Cela a des conséquences désastreuses sur la confiance en soi, en les autres et en la société. Les jeunes se sentent en insécurité terrible, ce qui fait dire à certains : « baise l’État avant que l’État te baise ». Cette expression polémique indique que le combat est réorienté. Vu que l’idée même d’un emploi « convenable » - pour reprendre le terme utilisé par nos politiques quand ils font référence à la « disponibilité active » à laquelle sont soumis les demandeurs d’emploi – est tellement irréalisable qu’apparaît un nouveau combat : celui de garder son droit aux allocations de chômage ou d’insertion (pour autant que le jeune y ait droit, ce qui est de moins en moins le cas). N’est-ce pas justement le type de raisonnement que les politiques d’activation prétendent combattre ?

Pour conclure…

Par ce petit travail de recherche, j’ai cherché à mettre au jour les tensions contradictoires dans lesquelles sont pris les jeunes et la manière dont elles teintent inévitablement leur rapport à l’emploi. Mon travail souligne également ce qu’elles produisent au niveau psychique. Les jeunes perdent confiance en eux et en les autres, ce qui tend à éloigner plutôt qu’à rapprocher. Or, pour sortir de la précarité, la solidarité doit prendre le pas sur la solitude.

Notes

[1Organisme d’insertion socioprofessionnelle.

[2Afin de respecter l’anonymat des jeunes avec qui j’ai réalisé cette enquête, j’ai utilisé des noms d’emprunt.

[3Benchekroun, A., Carlier, D., et Franssen, A., 2014, « Note de synthèse BSI. Les transitions des jeunes entre l’enseignement et l’emploi à Bruxelles : défis pour la gouvernance », Brussels studies, n°73.

[4Benchekroun, A., Carlier, D., et Franssen, A., 2014, « Note de synthèse BSI. Les transitions des jeunes entre l’enseignement et l’emploi à Bruxelles : défis pour la gouvernance », Brussels studies, n°73, p.3.

[5Pour plus d’informations sur cette transition, voir l’article « L’égalité des chances contre l’égalité ».

[6Dubois, 2007, « État social actif et contrôle des chômeurs : un tournant rigoriste entre tendances européennes et logiques nationales », Politique européenne, n°21, pp.73-95

[7Depuis Karl Marx, population vivant dans des conditions de misère et non organisée, à la fois politiquement et syndicalement. Kinet, F., et Mélice, A., « Syllabi », Séminaires interdisciplinaires d’analyse de problèmes sociaux contemporains, 2012-2013, 1-7.

[8Wacquant, L., « Osons imaginer l’existence sociale en dehors du travail », Youtube, vidéo ajoutée le 11 janvier 2013.

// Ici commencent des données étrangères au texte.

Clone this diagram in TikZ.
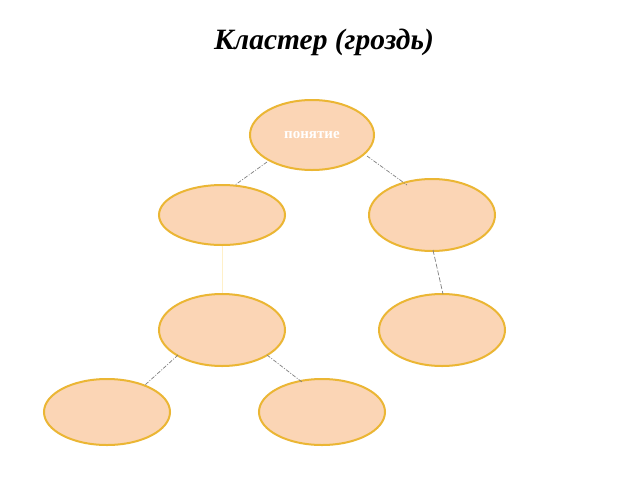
\documentclass[tikz,border=0pt]{standalone}
\usepackage{fontspec}
\setmainfont{Liberation Serif}
\usetikzlibrary{shapes.geometric,calc}
\definecolor{peach}{HTML}{FBD5B5}
\definecolor{gold}{HTML}{EBB634}
\definecolor{conn}{HTML}{808080}
\definecolor{pale}{HTML}{FFF0C8}
\begin{document}
\begin{tikzpicture}[x=1pt,y=-1pt,
  bubble/.style={ellipse,draw=gold,fill=peach,line width=2pt,inner sep=0pt},
  link/.style={draw=conn,line width=0.7pt,dash pattern=on 4pt off 1.5pt on 1pt off 1.5pt}]
\fill[white] (0,0) rectangle (640,480);
\useasboundingbox (0,0) rectangle (640,480);
\node (title) at (324,42) {\fontsize{29.5}{34}\selectfont\bfseries\itshape Кластер (гроздь)};
\node[bubble,minimum width=124pt,minimum height=70pt] (top) at (312,135) {\color{white}\fontsize{15}{17}\selectfont\bfseries понятие};
\node[bubble,minimum width=126pt,minimum height=60pt] (lm) at (222,215) {};
\node[bubble,minimum width=126pt,minimum height=72pt] (rm) at (432,215) {};
\node[bubble,minimum width=126pt,minimum height=72pt] (ml) at (222,330) {};
\node[bubble,minimum width=126pt,minimum height=72pt] (rl) at (442,330) {};
\node[bubble,minimum width=126pt,minimum height=66pt] (bl) at (107,412) {};
\node[bubble,minimum width=126pt,minimum height=66pt] (br) at (322,412) {};
\draw[link] ($(top)+(-45,27)$) -- ($(lm)+(13,-30)$);
\draw[link] ($(top)+(55,21)$) -- ($(rm)+(-25,-30)$);
\draw[pale,line width=0.8pt] (lm.south) -- (ml.north);
\draw[link,dash pattern=on 5pt off 2pt] ($(rm)+(1,35)$) -- ($(rl)+(1,-36)$);
\draw[link] ($(ml)+(-44,25)$) -- ($(bl)+(38,-27)$);
\draw[link] ($(ml)+(45,25)$) -- ($(br)+(-20,-30)$);
\end{tikzpicture}
\end{document}
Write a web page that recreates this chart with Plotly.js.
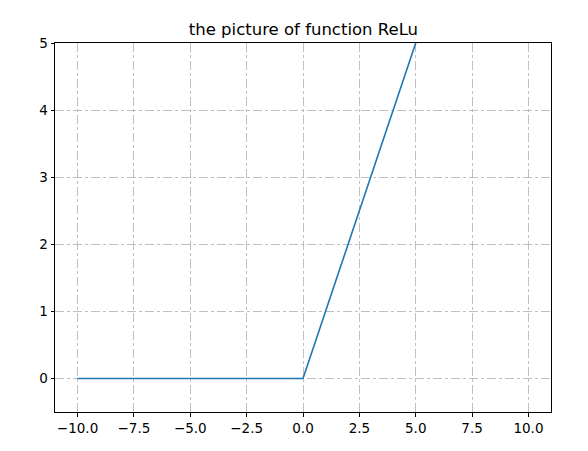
<!DOCTYPE html>
<html>
<head>
<meta charset="utf-8">
<script src="https://cdn.plot.ly/plotly-3.0.1.min.js"></script>
<style>html,body{margin:0;padding:0;background:#fff}#chart{width:588px;height:451px}</style>
</head>
<body>
<div id="chart"></div>
<script>
const xValues = [-10, 0, 10];
const yValues = [0, 0, 10];
const xTicks = [-10, -7.5, -5, -2.5, 0, 2.5, 5, 7.5, 10];
const xTickLabels = ["\u221210.0", "\u22127.5", "\u22125.0", "\u22122.5", "0.0", "2.5", "5.0", "7.5", "10.0"];
const yTicks = [0, 1, 2, 3, 4, 5];
const yTickLabels = ["0", "1", "2", "3", "4", "5"];

const axisCommon = {
  showline: true, mirror: true, linecolor: '#000', linewidth: 1,
  ticks: 'outside', ticklen: 3.5, tickwidth: 1, tickcolor: '#000',
  showgrid: true, gridcolor: '#b0b0b0', griddash: 'dashdot', gridwidth: 0.8,
  zeroline: false, tickfont: {family: 'DejaVu Sans', size: 13.5, color: '#000'}
};

Plotly.newPlot('chart', [{
  x: xValues, y: yValues, type: 'scatter', mode: 'lines',
  line: {color: '#1f77b4', width: 1.6}, cliponaxis: true
}], {
  width: 588, height: 451,
  margin: {l: 55, r: 37, t: 43, b: 39},
  paper_bgcolor: '#fff', plot_bgcolor: '#fff',
  showlegend: false,
  title: {text: 'the picture of function ReLu', font: {family: 'DejaVu Sans', size: 16.5, color: '#000'}, x: 0.516, xanchor: 'center', y: 0.936, yanchor: 'middle'},
  xaxis: Object.assign({}, axisCommon, {range: [-11, 11], tickvals: xTicks, ticktext: xTickLabels}),
  yaxis: Object.assign({}, axisCommon, {range: [-0.5, 5], tickvals: yTicks, ticktext: yTickLabels})
}, {staticPlot: true});
</script>
</body>
</html>
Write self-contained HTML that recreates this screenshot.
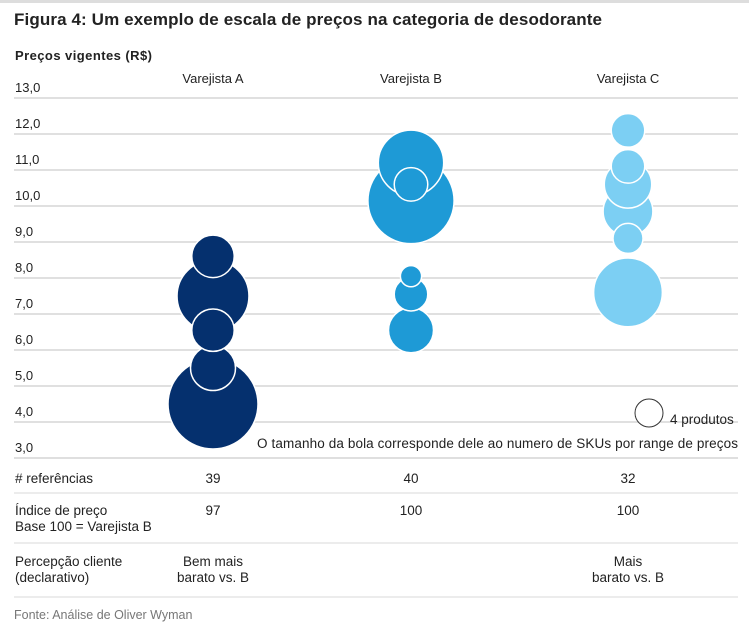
<!DOCTYPE html>
<html><head><meta charset="utf-8"><style>
body{margin:0;background:#fff;width:749px;height:629px;overflow:hidden;font-family:"Liberation Sans",sans-serif;}
svg text{font-family:"Liberation Sans",sans-serif;}
</style></head><body>
<svg id="c" width="749" height="629">
<rect x="0" y="0" width="749" height="3" fill="#ddd"/>
<text x="14" y="25" font-family="Liberation Sans, sans-serif" font-size="17" font-weight="bold" fill="#222" textLength="588" lengthAdjust="spacing">Figura 4: Um exemplo de escala de preços na categoria de desodorante</text>
<text x="15" y="60" font-family="Liberation Sans, sans-serif" font-size="13" font-weight="bold" fill="#222" textLength="137" lengthAdjust="spacing">Preços vigentes (R$)</text>
<g id="grid"></g>
<g id="bubbles"></g>
<circle cx="649" cy="413" r="14" fill="#fff" stroke="#333" stroke-width="1"/>
<text x="670" y="424" font-family="Liberation Sans, sans-serif" font-size="13.5" fill="#222">4 produtos</text>
<text x="257" y="448" font-family="Liberation Sans, sans-serif" font-size="13.5" fill="#222" textLength="481" lengthAdjust="spacing">O tamanho da bola corresponde dele ao numero de SKUs por range de preços</text>
<g id="table"></g>
<text x="14" y="619" font-size="12.5" fill="#777">Fonte: Análise de Oliver Wyman</text>
</svg>
<script>
const retailers=["Varejista A","Varejista B","Varejista C"];
const colors=["#05306e","#1e9ad6","#7ccff3"];
const yTicks=[13,12,11,10,9,8,7,6,5,4,3];
const pricesA=[4.5,7.5,8.6,5.5,6.55];
const skusA=[36,23,8,9,8];
const pricesB=[10.15,11.2,6.55,7.55,10.6,8.05];
const skusB=[33,19,9,5,5,2];
const pricesC=[7.6,9.85,10.6,11.1,12.1,9.1];
const skusC=[21,11,10,5,5,4];
const refs=["39","40","32"];
const idx=["97","100","100"];
const NS="http://www.w3.org/2000/svg";
const xPos=[213,411,628];
function y(v){return 98+(13-v)*36;}
function r(n){return 15*Math.sqrt(n/4);}
function mk(t,a,p){const e=document.createElementNS(NS,t);for(const k in a)e.setAttribute(k,a[k]);p.appendChild(e);return e;}
const grid=document.getElementById('grid');
yTicks.forEach(v=>{
 const l=mk('line',{x1:14,x2:738,y1:y(v),y2:y(v),stroke:v==3?'#ccc':'#e0e0e0','stroke-width':v==3?1.2:2},grid);
 
 
 const t=mk('text',{x:15,y:y(v)-6,'font-size':13,fill:'#222'},grid);
 t.textContent=v.toFixed(1).replace('.',',');
 
 
});
retailers.forEach((n,i)=>{
 const t=mk('text',{x:xPos[i],y:83,'font-size':13,fill:'#222','text-anchor':'middle'},grid);
 t.textContent=n;
 
 
});
const bg=document.getElementById('bubbles');
[[pricesA,skusA],[pricesB,skusB],[pricesC,skusC]].forEach((s,i)=>{
 const idxs=s[0].map((_,k)=>k).sort((a,b)=>s[1][b]-s[1][a]);
 idxs.forEach(k=>{
  const c=mk('circle',{cx:xPos[i],cy:y(s[0][k]),r:r(s[1][k]),fill:colors[i],stroke:'#fff','stroke-width':1.5},bg);
  
  
 });
});
const tb=document.getElementById('table');
function txt(x,yy,s,anchor,name){const t=mk('text',{x:x,y:yy,'font-size':13.5,fill:'#222','text-anchor':anchor},tb);t.textContent=s;}
[493,543,597].forEach(yy=>{const l=mk('line',{x1:14,x2:738,y1:yy,y2:yy,stroke:'#e0e0e0','stroke-width':1.2},tb);});
txt(15,483,'# referências','start','row-label-references');
txt(15,515,'Índice de preço','start','row-label-index');
txt(15,531,'Base 100 = Varejista B','start','row-label-index-base');
txt(15,566,'Percepção cliente','start','row-label-perception');
txt(15,582,'(declarativo)','start','row-label-perception-sub');
refs.forEach((v,i)=>txt(xPos[i],483,v,'middle','references-value'));
idx.forEach((v,i)=>txt(xPos[i],515,v,'middle','index-value'));
txt(xPos[0],566,'Bem mais','middle','perception-a');
txt(xPos[0],582,'barato vs. B','middle','perception-a');
txt(xPos[2],566,'Mais','middle','perception-c');
txt(xPos[2],582,'barato vs. B','middle','perception-c');
</script>
</body></html>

[9Cherenti, R., 2012, « Le retour de l’assistance sociale », dans Extrait de Politique. Revue de débats, Les CPAS, emplâtres du contrat social. Communes et aide sociale, n°76, pp.49-51.

[10Kinet, F., et Mélice, A., « Syllabi », Séminaires interdisciplinaires d’analyse de problèmes sociaux contemporains, 2012-2013, 1-7, p.4.

[11Concept développé par Gregory Bateson dans les années 50. Il fait référence à l’impossibilité de répondre simultanément à deux injonctions paradoxales dans la mesure où le respect de l’une implique inévitablement le non respect de l’autre.